In terms of corporate governance, the new rules seek to strengthen regulation covering governance and risk management by requiring the governing body of a QFC-authorised firm to approve and establish a formal governance framework, risk management and internal controls framework, and remuneration policy. In addition, the new rules include a controlled function for internal audit for QFC insurers, QFC banks, and QFC Islamic banks. The rules will commence on 1 July 2013. 

A new draft company law is also under discussion that seeks to boost the performance of the QSE through increasing number of the firms that would be able to list on it, according to Dr. Sayid Al Sayfi, Professor of Islamic finance at Qatar Faculty of Islamic Studies, in Doha, “It will encourage the creation of new companies and the easy flow of investment in Qatar.” 

However, he adds, some of the proposed articles need clarification. “Article (110) of the new draft law stresses that the chairman and members of the board or the directors of companies should refund the sums they had gained at the transactions they performed for their companies in which they have direct or indirect interest. The penalty should be stricter for such actions and should not be limited to just refunding the money.”   

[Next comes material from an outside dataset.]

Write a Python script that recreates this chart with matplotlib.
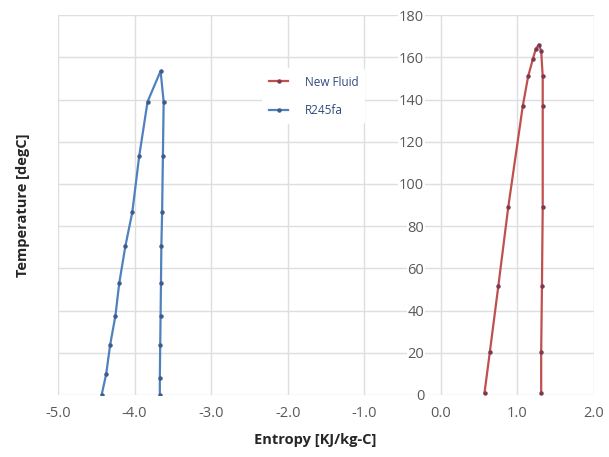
import matplotlib.pyplot as plt

# R245fa (blue) - saturation dome, liquid side then vapour side
r245_liq_s = [-4.43, -4.37, -4.32, -4.25, -4.20, -4.12, -4.03, -3.94, -3.83, -3.66]
r245_liq_t = [0, 10, 23.5, 37.5, 53, 70.5, 86.5, 113, 139, 153.5]
r245_vap_s = [-3.62, -3.63, -3.64, -3.65, -3.655, -3.66, -3.665, -3.67, -3.67]
r245_vap_t = [139, 113, 86.5, 70.5, 53, 37.5, 23.5, 8, 0]

# New Fluid (red)
new_liq_s = [0.57, 0.64, 0.75, 0.88, 1.07, 1.14, 1.20, 1.24, 1.28]
new_liq_t = [1, 20.5, 51.5, 89, 137, 151, 159, 164, 166]
new_vap_s = [1.31, 1.33, 1.33, 1.33, 1.32, 1.31, 1.31]
new_vap_t = [163, 151, 137, 89, 51.5, 20.5, 1]

x_ticks = [-5.0, -4.0, -3.0, -2.0, -1.0, 0.0, 1.0, 2.0]
y_ticks = [0, 20, 40, 60, 80, 100, 120, 140, 160, 180]

plt.rcParams['font.family'] = ['Open Sans', 'DejaVu Sans']

fig = plt.figure(figsize=(6.09, 4.57), dpi=100)
ax = fig.add_axes([0.0952, 0.1357, 0.8802, 0.8313])

blue = '#4f81bd'
red = '#c0504d'

ax.plot(new_liq_s + new_vap_s, new_liq_t + new_vap_t, color=red, lw=1.6,
        marker='o', ms=2.2, mfc='#7a3a52', mec='#7a3a52', label='New Fluid', zorder=3)
ax.plot(r245_liq_s + r245_vap_s, r245_liq_t + r245_vap_t, color=blue, lw=1.6,
        marker='o', ms=2.2, mfc='#3f5a8c', mec='#3f5a8c', label='R245fa', zorder=3)

ax.set_xlim(-5, 2)
ax.set_ylim(0, 180)
ax.set_xticks(x_ticks)
ax.set_xticklabels([f"{v:.1f}" for v in x_ticks])
ax.set_yticks(y_ticks)
ax.grid(True, color='#dedede', lw=1.0)
ax.set_axisbelow(True)

for s in ['top', 'right', 'bottom']:
    ax.spines[s].set_visible(False)
ax.spines['left'].set_position(('data', 0))
ax.spines['left'].set_visible(False)

ax.tick_params(axis='x', length=0, pad=8, labelsize=10.5, colors='#595959')
ax.tick_params(axis='y', length=0, pad=12, labelsize=10.5, colors='#595959')
for lbl in ax.get_yticklabels():
    lbl.set_bbox(dict(facecolor='white', edgecolor='none', pad=0.5))

ax.set_xlabel("Entropy [KJ/kg-C]", fontsize=10.5, fontweight='bold', color='#262626')
ax.set_ylabel("Temperature [degC]", fontsize=10.5, fontweight='bold', color='#262626')
ax.yaxis.set_label_coords(-0.053, 0.5)
ax.xaxis.set_label_coords(0.48, -0.1)

leg = ax.legend(loc='upper left', bbox_to_anchor=(0.37, 0.875), frameon=True,
                fontsize=8.5, handlelength=1.6, labelspacing=1.3, handletextpad=1.4,
                borderpad=0.6)
leg.get_frame().set_facecolor('white')
leg.get_frame().set_edgecolor('none')
leg.get_frame().set_alpha(1)
for t in leg.get_texts():
    t.set_color('#2f4b7c')

fig.savefig('out.png', dpi=100)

Qatari analysts highlight that fixing the nominal value of shares at QR1 to 100 instead of at QR10 as previously would broaden out the potential investor base for stock issues. Additionally, they say, revising the norms required for establishing new companies in a single window facility will speed up the process. The law will be finalised once interested parties have voiced their views on the draft, according to HE Sheikh Jassim bin Abdulaziz bin Jassim bin Hamad Al Thani, Qatar’s Minister of Business and Trade.